Boeing Says Flaw Could Affect 55 Dreamliners
The news bolsters a growing perception in the aviation world that the plane-maker will not be able to accomplish its plan to increase production on the airplane to 10 per month by the end of next year, although the company stands by its forecast.
Shares of Boeing traded slightly higher, with analysts noting that they have long expected Boeing to miss its production rate target and are not surprised by the latest news.
“Most people expected something like that. If it really is a relatively simple fix, it’s probably not going to be what derails the production plan. Something else will derail the production plan, but not this,” said Richard Aboulafia, an aerospace consultant at Teal Group.
“It’s tough to put it in isolation with everything else,” he said. “It’s emblematic of a broader problem on concurrency –making design changes and learning how to build something, while simultaneously building it in volume.”
In the latest in a series of glitches in developing the revolutionary jet, Boeing earlier this month reported signs of “delamination” on a support structure in the rear fuselage. Delamination occurs when repeated stress causes laminated composite materials to begin to separate.
“All the airplanes that were built up to plane 55 have the potential for the shimming issue,” James Albaugh, chief executive officer of Boeing Commercial Airplanes, told reporters during a media roundtable in Singapore.
Albaugh said the problem is “very fixable.”
Boeing has made 55 Dreamliners, so far, but has delivered only five — all to Japan’s All Nippon Airways Co Ltd, ANA.
“We are in the process of fixing the airplanes that are in the (production) flow,” Albaugh said. “There is no safety or flight issue on the airplanes that we have delivered.”
Although composite parts have been in use for years, the 787 is the first airliner built mainly out of the new materials, which help airlines save fuel by reducing aircraft weight.
Albaugh said the inspections might affect delivery of the aircraft to customers in the short term, but Boeing still expects to meet its target for this year.
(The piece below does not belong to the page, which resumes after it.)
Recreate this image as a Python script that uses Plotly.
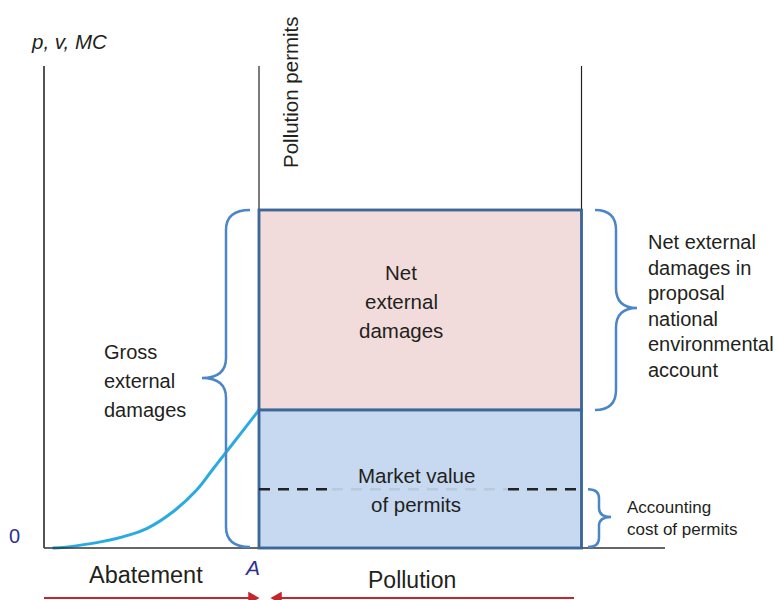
import plotly.graph_objects as go

# ---------------- data (economic quantities) ----------------
abatement_x = [4, 10, 21, 28, 37, 48, 60, 71, 78, 84, 92, 100]
mc_y = [0, 0.25, 1.2, 2.0, 3.3, 5.7, 10.5, 16.8, 22.4, 27.2, 33.6, 40]
abatement_A = 100          # abatement level A
total_emissions = 250      # right end of the permits block
permit_price = 40          # market price of permits (MC at A)
marginal_damage = 98       # marginal external damage
accounting_price = 17      # accounting cost of permits

# ---------------- layout helpers (pixel -> data) ----------------
W, H = 777, 600
OX, OY = 44, 548
SX = (581.5 - OX) / total_emissions
SY = (OY - 410) / permit_price


def X(px):
    return (px - OX) / SX


def Y(py):
    return (OY - py) / SY


FONT = "Liberation Sans, Arial, Helvetica, sans-serif"
TXT = "#231f20"
BRACE = "#4a86c8"
BORDER = "#3d6799"
RED = "#c1272d"
NAVY = "#2e3192"

fig = go.Figure()

# MC curve
fig.add_trace(go.Scatter(x=abatement_x, y=mc_y, mode="lines",
                         line=dict(color="#29abe2", width=3, shape="spline", smoothing=1.3),
                         hoverinfo="skip", showlegend=False))

shapes = []
axis_top = Y(66)
# rectangles
shapes.append(dict(type="rect", x0=abatement_A, x1=total_emissions, y0=permit_price, y1=marginal_damage,
                   fillcolor="#f2dcdb", line=dict(color=BORDER, width=2.5), layer="below"))
shapes.append(dict(type="rect", x0=abatement_A, x1=total_emissions, y0=0, y1=permit_price,
                   fillcolor="#c6d9f0", line=dict(color=BORDER, width=2.5), layer="below"))
# axes lines
shapes.append(dict(type="line", x0=0, x1=0, y0=0, y1=axis_top, line=dict(color="#555555", width=2)))
shapes.append(dict(type="line", x0=0, x1=X(665), y0=0, y1=0, line=dict(color="#333333", width=1.5)))
shapes.append(dict(type="line", x0=abatement_A, x1=abatement_A, y0=permit_price, y1=axis_top,
                   line=dict(color="#222222", width=1.2), layer="below"))
shapes.append(dict(type="line", x0=total_emissions, x1=total_emissions, y0=marginal_damage, y1=axis_top,
                   line=dict(color="#222222", width=1.2)))
# redraw rect borders on top of thin lines
shapes.append(dict(type="rect", x0=abatement_A, x1=total_emissions, y0=0, y1=marginal_damage,
                   line=dict(color=BORDER, width=2.5)))
shapes.append(dict(type="line", x0=abatement_A, x1=total_emissions, y0=permit_price, y1=permit_price,
                   line=dict(color=BORDER, width=2.5)))
# dashed accounting-price line (dimmed behind the label)
dash = "11px,8px"
shapes.append(dict(type="line", x0=abatement_A, x1=X(332), y0=accounting_price, y1=accounting_price,
                   line=dict(color="#222222", width=2.5, dash=dash)))
shapes.append(dict(type="line", x0=X(332), x1=X(508), y0=accounting_price, y1=accounting_price,
                   line=dict(color="#b9c9dc", width=2.5, dash=dash)))
shapes.append(dict(type="line", x0=X(508), x1=total_emissions, y0=accounting_price, y1=accounting_price,
                   line=dict(color="#222222", width=2.5, dash=dash)))


def brace(x_end, x_mid, x_tip, y_top, y_bot, y_tip, r):
    """curly brace path given pixel geometry, returned in data coords"""
    pts = [
        ("M", [(x_end, y_top)]),
        ("Q", [(x_mid, y_top), (x_mid, y_top + r)]),
        ("L", [(x_mid, y_tip - r)]),
        ("Q", [(x_mid, y_tip), (x_tip, y_tip)]),
        ("Q", [(x_mid, y_tip), (x_mid, y_tip + r)]),
        ("L", [(x_mid, y_bot - r)]),
        ("Q", [(x_mid, y_bot), (x_end, y_bot)]),
    ]
    s = ""
    for cmd, ps in pts:
        s += cmd + " " + " ".join(f"{X(a):.4f},{Y(b):.4f}" for a, b in ps) + " "
    return s


def ypx(v):
    return OY - v * SY


top_px = ypx(marginal_damage)
mid_px = ypx(permit_price)
acc_px = ypx(accounting_price)
shapes.append(dict(type="path", path=brace(250, 226, 202, top_px, 547, 378, 20),
                   line=dict(color=BRACE, width=2.5)))
shapes.append(dict(type="path", path=brace(595, 616, 637, top_px, mid_px, 308, 20),
                   line=dict(color=BRACE, width=2.5)))
shapes.append(dict(type="path", path=brace(588, 599, 611, acc_px, 547, 517, 9),
                   line=dict(color=BRACE, width=2.5)))

# red arrows
ya = Y(598)
shapes.append(dict(type="line", x0=0, x1=X(256), y0=ya, y1=ya, line=dict(color=RED, width=2)))
shapes.append(dict(type="path", path=f"M {X(249)},{Y(593)} L {X(258)},{Y(598)} L {X(249)},{Y(603)} Z",
                   fillcolor=RED, line=dict(color=RED, width=1.5)))
shapes.append(dict(type="line", x0=X(274), x1=X(574), y0=ya, y1=ya, line=dict(color=RED, width=2)))
shapes.append(dict(type="path", path=f"M {X(281)},{Y(593)} L {X(272)},{Y(598)} L {X(281)},{Y(603)} Z",
                   fillcolor=RED, line=dict(color=RED, width=1.5)))

ann = []


def text(t, px, py, size=20.5, anchor="left", color=TXT, italic=False, angle=0):
    ann.append(dict(text=t, x=X(px), y=Y(py), xref="x", yref="y", showarrow=False,
                    xanchor=anchor, yanchor="middle", textangle=angle,
                    font=dict(family=FONT, size=size, color=color,
                              style="italic" if italic else "normal")))


text("p, v, MC", 29, 41, size=20.5, italic=True)
text("Pollution permits", 290, 92, size=20.5, anchor="center", angle=-90)
text("0", 14, 536, size=20, anchor="center", color=NAVY)
text("A", 252, 567, size=21, anchor="center", color=NAVY, italic=True)
text("Abatement", 146, 575, size=23.5, anchor="center")
text("Pollution", 412, 580, size=23, anchor="center")
for i, t in enumerate(["Net", "external", "damages"]):
    text(t, 401, 272 + 29 * i, anchor="center")
for i, t in enumerate(["Gross", "external", "damages"]):
    text(t, 102, 352 + 29 * i, size=20)
text("Market value", 416, 475, anchor="center")
text("of permits", 416, 504, anchor="center")
for i, t in enumerate(["Net external", "damages in", "proposal", "national", "environmental", "account"]):
    text(t, 646, 242 + 25.6 * i, size=20)
text("Accounting", 625, 507, size=17)
text("cost of permits", 625, 529, size=17)

fig.update_layout(
    width=W, height=H, autosize=False,
    margin=dict(l=0, r=0, t=0, b=0, pad=0),
    paper_bgcolor="white", plot_bgcolor="white",
    xaxis=dict(range=[X(0), X(W)], visible=False, fixedrange=True),
    yaxis=dict(range=[Y(H), Y(0)], visible=False, fixedrange=True),
    shapes=shapes, annotations=ann, showlegend=False,
)

fig.write_html("out.html", config={"displayModeBar": False},
               post_script="document.body.style.margin='0';document.body.style.overflow='hidden';")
Analysts have said the discovery of the flaw after the first delivery of the aircraft last September had raised questions about whether Boeing could meet what many already saw as an ambitious plan to raise output to 10 Dreamliners a month by the end of 2013.
“People pretty much understood when the news came out initially that it would affect the majority of the Dreamliners that had been produced, because it was a workmanship issue. So I don’t think this will be too much of an overhang on the stock,” said Wedbush Securities analyst Kenneth Herbert.
Boeing currently makes 2.5 Dreamliners each month and expects to boost monthly output to 3.5 in the second quarter and to five by year-end.
Herbert said many aviation experts and stock analysts expect Boeing to miss its production rate target next year and have already priced that view into the company’s shares.
Boeing stock was up 52 cents to $76.24 in afternoon trade on the New York Stock Exchange.
ANA put the plane into regular passenger service starting on Dec. 1. Due to production problems, that was three years later than originally planned.
ANA said Boeing had contacted the airline to say there were no safety issues involved in shimming and to give a general indication of the inspection procedure. ANA said its five Dreamliners are operating normally.
Japan Airlines Corp has already said it no longer expects its first Dreamliner by the end of February as a result of the manufacturing glitch.
The 787 problem comes as Boeing rival Airbus, an EADS unit, investigates the cause of cracks in part of the wings of its A380 superjumbo. It also insists its jets are safe. .
Airbus Chief Executive Officer Tom Enders pledged last week the plane-maker would apply lessons from the A380 glitches to the development of the A350, which is the European company’s carbon-composite answer to the 787 Dreamliner.
Boeing will decide whether to go ahead with plans to produce a stretched, or longer, version of the 787 Dreamliner by the end of this year, Albaugh said.
Most aircraft analysts have expected Boeing to push ahead with the 787-10, which would carry around 320 people, 40 more than the longest 787 version currently on offer, the 787-9.
The 787 and A350 address the mid-sized segment of the market, which is expected to number several thousand aircraft in coming decades as airlines renew fleets to save fuel and open up new routes.
Airbus and Boeing are also battling to maintain a roughly equal share of the single-aisle aircraft segment, the industry’s largest by volume, after updating their best-selling 150-seat jets with new engines.
Airbus took the lead last year with strong sales of its A320neo, but Boeing is redressing the balance with its 737 MAX.
“We have over 1,100 commitments (for the 737 MAX), and our goal this year is to turn all of those into firm orders,” Albaugh told reporters, adding that Boeing aims for a couple of thousand firm orders by the time the updated aircraft enters service in 2017.
“If there really is a softening in the economy, you could see some deferrals, you could see some people cancelling and you could see fewer orders,” he said.
Underlining concerns about the economy, Singapore Airlines Ltd said on Wednesday it was cutting cargo capacity by 20 percent because of weak demand and high fuel prices.